>> Begin AVAILABLE RECORDS

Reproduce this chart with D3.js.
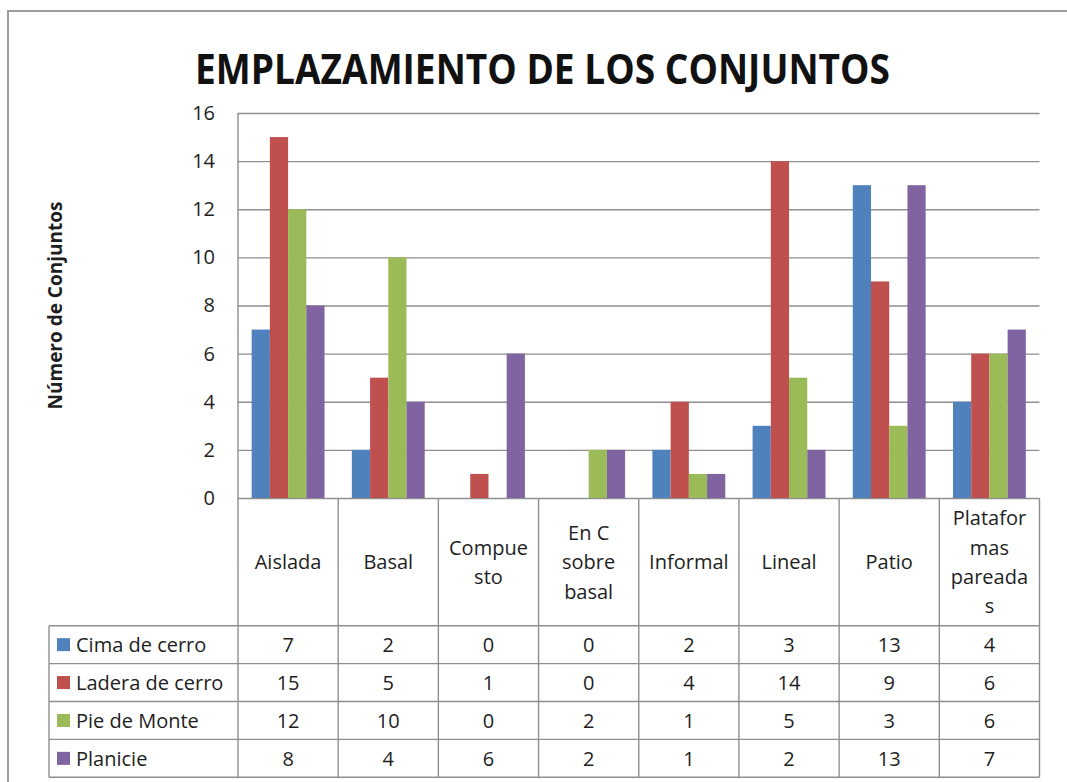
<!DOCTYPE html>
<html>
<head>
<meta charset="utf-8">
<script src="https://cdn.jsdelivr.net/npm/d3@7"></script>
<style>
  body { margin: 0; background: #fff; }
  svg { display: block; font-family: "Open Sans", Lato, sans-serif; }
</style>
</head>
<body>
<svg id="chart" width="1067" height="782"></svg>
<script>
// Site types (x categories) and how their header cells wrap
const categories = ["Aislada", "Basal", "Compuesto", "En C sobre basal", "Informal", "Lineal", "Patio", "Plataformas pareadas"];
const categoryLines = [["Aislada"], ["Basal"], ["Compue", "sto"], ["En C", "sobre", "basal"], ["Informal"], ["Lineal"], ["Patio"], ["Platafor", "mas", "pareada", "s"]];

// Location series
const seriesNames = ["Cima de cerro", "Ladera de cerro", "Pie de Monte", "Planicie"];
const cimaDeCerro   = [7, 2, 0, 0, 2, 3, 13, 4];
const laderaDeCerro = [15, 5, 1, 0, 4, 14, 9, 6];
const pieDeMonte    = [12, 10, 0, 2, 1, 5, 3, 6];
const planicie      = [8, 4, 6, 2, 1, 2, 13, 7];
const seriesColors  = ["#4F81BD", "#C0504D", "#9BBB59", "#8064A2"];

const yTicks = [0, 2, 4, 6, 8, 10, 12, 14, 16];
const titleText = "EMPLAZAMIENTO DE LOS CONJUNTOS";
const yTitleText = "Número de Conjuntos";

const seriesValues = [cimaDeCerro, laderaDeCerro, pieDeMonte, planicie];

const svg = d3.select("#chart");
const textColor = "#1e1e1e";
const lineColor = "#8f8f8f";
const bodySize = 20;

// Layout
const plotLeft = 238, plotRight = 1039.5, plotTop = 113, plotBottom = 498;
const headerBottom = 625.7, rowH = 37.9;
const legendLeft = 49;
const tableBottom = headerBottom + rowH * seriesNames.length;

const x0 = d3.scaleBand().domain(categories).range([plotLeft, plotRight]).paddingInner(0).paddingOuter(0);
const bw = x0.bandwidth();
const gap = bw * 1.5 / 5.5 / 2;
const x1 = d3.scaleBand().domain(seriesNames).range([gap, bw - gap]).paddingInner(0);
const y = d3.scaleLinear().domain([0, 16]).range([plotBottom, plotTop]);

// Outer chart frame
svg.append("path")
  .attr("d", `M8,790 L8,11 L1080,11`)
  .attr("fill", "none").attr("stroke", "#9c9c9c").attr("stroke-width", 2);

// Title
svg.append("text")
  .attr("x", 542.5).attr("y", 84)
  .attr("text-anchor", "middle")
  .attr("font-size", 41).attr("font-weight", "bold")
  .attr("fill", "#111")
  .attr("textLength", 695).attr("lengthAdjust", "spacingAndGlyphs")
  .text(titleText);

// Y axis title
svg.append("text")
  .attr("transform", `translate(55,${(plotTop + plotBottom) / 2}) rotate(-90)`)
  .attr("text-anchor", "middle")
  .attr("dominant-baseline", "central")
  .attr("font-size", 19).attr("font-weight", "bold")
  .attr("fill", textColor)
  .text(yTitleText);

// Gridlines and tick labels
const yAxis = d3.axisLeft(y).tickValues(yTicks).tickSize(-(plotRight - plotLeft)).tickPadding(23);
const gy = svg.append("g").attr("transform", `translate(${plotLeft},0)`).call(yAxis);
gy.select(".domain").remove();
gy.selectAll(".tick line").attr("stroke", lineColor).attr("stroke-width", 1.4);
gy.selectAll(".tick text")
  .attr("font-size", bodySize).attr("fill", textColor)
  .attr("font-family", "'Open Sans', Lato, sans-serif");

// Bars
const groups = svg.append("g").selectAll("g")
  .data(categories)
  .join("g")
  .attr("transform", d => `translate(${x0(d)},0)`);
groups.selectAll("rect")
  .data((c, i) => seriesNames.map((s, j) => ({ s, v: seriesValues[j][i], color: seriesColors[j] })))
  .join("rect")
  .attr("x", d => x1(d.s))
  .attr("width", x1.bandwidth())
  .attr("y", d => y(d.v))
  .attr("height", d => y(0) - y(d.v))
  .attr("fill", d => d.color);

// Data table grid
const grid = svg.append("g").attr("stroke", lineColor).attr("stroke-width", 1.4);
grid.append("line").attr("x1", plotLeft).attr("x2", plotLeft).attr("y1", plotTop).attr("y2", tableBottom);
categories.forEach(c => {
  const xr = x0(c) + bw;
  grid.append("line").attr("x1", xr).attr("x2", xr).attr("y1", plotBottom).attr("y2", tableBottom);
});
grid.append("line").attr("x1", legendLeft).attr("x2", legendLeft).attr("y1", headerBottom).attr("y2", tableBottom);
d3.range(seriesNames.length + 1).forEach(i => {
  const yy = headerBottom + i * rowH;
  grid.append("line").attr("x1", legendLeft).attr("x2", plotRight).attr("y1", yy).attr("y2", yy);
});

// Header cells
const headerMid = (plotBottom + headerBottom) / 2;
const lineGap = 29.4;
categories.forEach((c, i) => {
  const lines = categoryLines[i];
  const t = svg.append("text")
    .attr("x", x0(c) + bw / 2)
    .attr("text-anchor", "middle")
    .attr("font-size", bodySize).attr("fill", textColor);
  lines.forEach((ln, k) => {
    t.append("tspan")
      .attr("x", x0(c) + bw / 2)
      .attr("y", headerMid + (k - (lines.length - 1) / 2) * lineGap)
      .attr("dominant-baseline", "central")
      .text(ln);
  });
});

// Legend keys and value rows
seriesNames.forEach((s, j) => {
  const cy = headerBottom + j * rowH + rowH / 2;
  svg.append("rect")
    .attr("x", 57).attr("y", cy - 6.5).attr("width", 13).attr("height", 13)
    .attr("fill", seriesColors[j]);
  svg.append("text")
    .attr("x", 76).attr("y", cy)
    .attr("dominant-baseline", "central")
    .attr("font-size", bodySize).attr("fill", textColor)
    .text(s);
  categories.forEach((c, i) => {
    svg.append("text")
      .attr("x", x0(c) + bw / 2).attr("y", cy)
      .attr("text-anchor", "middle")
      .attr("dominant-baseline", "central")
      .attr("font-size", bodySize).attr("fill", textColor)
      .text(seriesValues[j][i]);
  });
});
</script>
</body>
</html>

>> End AVAILABLE RECORDS
>> Begin AVAILABLE RECORDS

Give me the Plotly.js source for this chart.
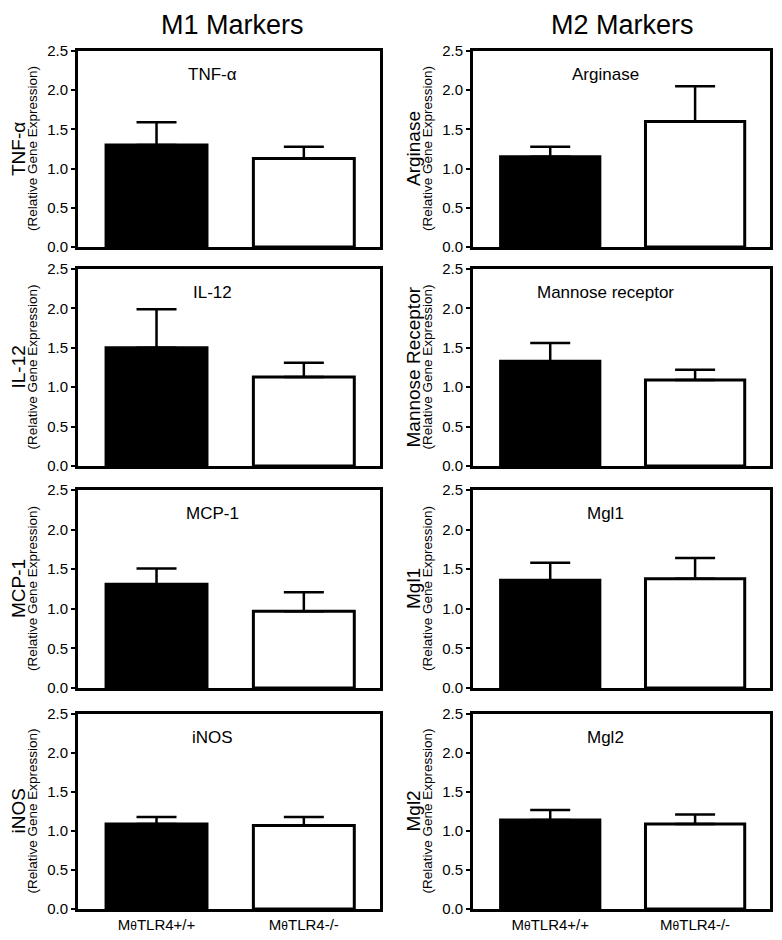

>> End AVAILABLE RECORDS

_GIVEN INSTRUCTION_
Starting at the line that contains "Reproduce this chart with D3.js." and stopping after the line that contains "const bodySize = 20;", copy every line exactly. Leave any pictures behind.

_FINISHED ANSWER_
Reproduce this chart with D3.js.
<!DOCTYPE html>
<html>
<head>
<meta charset="utf-8">
<script src="https://cdn.jsdelivr.net/npm/d3@7"></script>
<style>
  body { margin: 0; background: #fff; }
  svg { display: block; font-family: "Open Sans", Lato, sans-serif; }
</style>
</head>
<body>
<svg id="chart" width="1067" height="782"></svg>
<script>
// Site types (x categories) and how their header cells wrap
const categories = ["Aislada", "Basal", "Compuesto", "En C sobre basal", "Informal", "Lineal", "Patio", "Plataformas pareadas"];
const categoryLines = [["Aislada"], ["Basal"], ["Compue", "sto"], ["En C", "sobre", "basal"], ["Informal"], ["Lineal"], ["Patio"], ["Platafor", "mas", "pareada", "s"]];

// Location series
const seriesNames = ["Cima de cerro", "Ladera de cerro", "Pie de Monte", "Planicie"];
const cimaDeCerro   = [7, 2, 0, 0, 2, 3, 13, 4];
const laderaDeCerro = [15, 5, 1, 0, 4, 14, 9, 6];
const pieDeMonte    = [12, 10, 0, 2, 1, 5, 3, 6];
const planicie      = [8, 4, 6, 2, 1, 2, 13, 7];
const seriesColors  = ["#4F81BD", "#C0504D", "#9BBB59", "#8064A2"];

const yTicks = [0, 2, 4, 6, 8, 10, 12, 14, 16];
const titleText = "EMPLAZAMIENTO DE LOS CONJUNTOS";
const yTitleText = "Número de Conjuntos";

const seriesValues = [cimaDeCerro, laderaDeCerro, pieDeMonte, planicie];

const svg = d3.select("#chart");
const textColor = "#1e1e1e";
const lineColor = "#8f8f8f";
const bodySize = 20;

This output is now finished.